From Rust to Riparian: The Rebirth of Troy’s Hudson
- 10 hours ago
- 2 min read
This project plans to forecast the future of the 10,000 urban settings across the world as though they have survived climate change and social discord and gone on to flourish anew. Today, we highlight the future of the American city of Troy, NY.
Troy wasn’t always the scrappy-success story people brag about in 2121. In the early 21st century, this Hudson River city carried the residue of its industrial past—combined sewer overflows during heavy rains, contaminated sediments from legacy manufacturing, and waterfront stretches that felt more rusted than resilient. Stormwater ripped off rooftops and parking lots, producing flashy hydrographs that spiked turbidity and scoured banks. Summer heat amplified nutrient pulses, and certain back channels flirted with eutrophic conditions. The river was alive, sure—but stressed.
The turning point came when Troy reframed its wastewater plant as ecological infrastructure rather than just a utility. By the 2040s, the city had installed advanced nutrient removal with membrane bioreactor technology and optimized nitrification–denitrification cycles to reduce total nitrogen loads. Sewer separation projects targeted the worst overflow zones first, guided by flow telemetry and rainfall modeling. Upstream, engineered wetlands expanded flood storage and increased hydraulic residence time, giving microbial biofilms and emergent macrophytes—Typha latifolia (broadleaf cattail), Schoenoplectus tabernaemontani (softstem bulrush), and Pontederia cordata (pickerelweed)—the chance to strip out excess phosphorus before it hit the main stem. Within a generation, dissolved oxygen curves stabilized through August, and benthic macroinvertebrates returned as reliable bioindicators of recovery.

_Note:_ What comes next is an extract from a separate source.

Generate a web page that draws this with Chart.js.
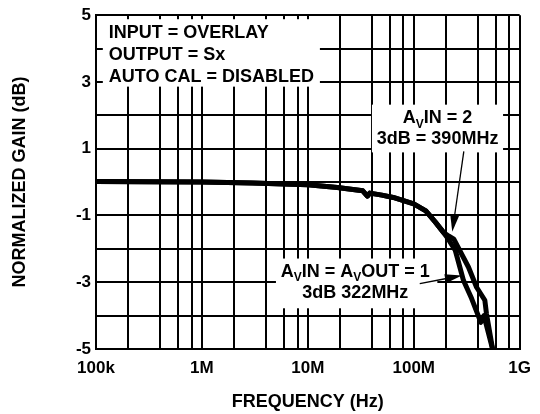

The riverside tree protection and development program sealed the deal. Troy adopted a science-based riparian buffer ordinance and treated the Hudson’s banks like living infrastructure. Crews planted Platanus occidentalis (American sycamore) and Acer rubrum (red maple) along high-erosion bends, underplanted with Cornus sericea (red osier dogwood) and dense matrices of Carex stricta. Root systems increased soil cohesion and reduced bank retreat rates, while canopy shading cooled nearshore waters by several crucial degrees Celsius during heat waves. Green streets—permeable pavements, bioswales, and rain gardens—intercepted runoff at the source, flattening peak discharge and boosting infiltration. Over time, the city’s baseflow stabilized, groundwater recharge improved, and flood insurance maps quietly shrank.

By 2121, Troy’s riverfront feels like a love letter to long-term thinking. Kayakers paddle past terraces of Asclepias incarnata (swamp milkweed) buzzing with pollinators. Sturgeon sightings are no longer headline news—they’re Tuesday. Kids lean over railings to spot darters flashing over cobble riffles visible through clear water. Interpretive signs cheerfully explain shear stress, mycorrhizal networks, and why wetlands are the original water treatment plants. The city that once leaned on the Hudson without much thought now lives in rhythm with it—proof that membranes, microbes, and a whole lot of trees can rewrite a river’s future.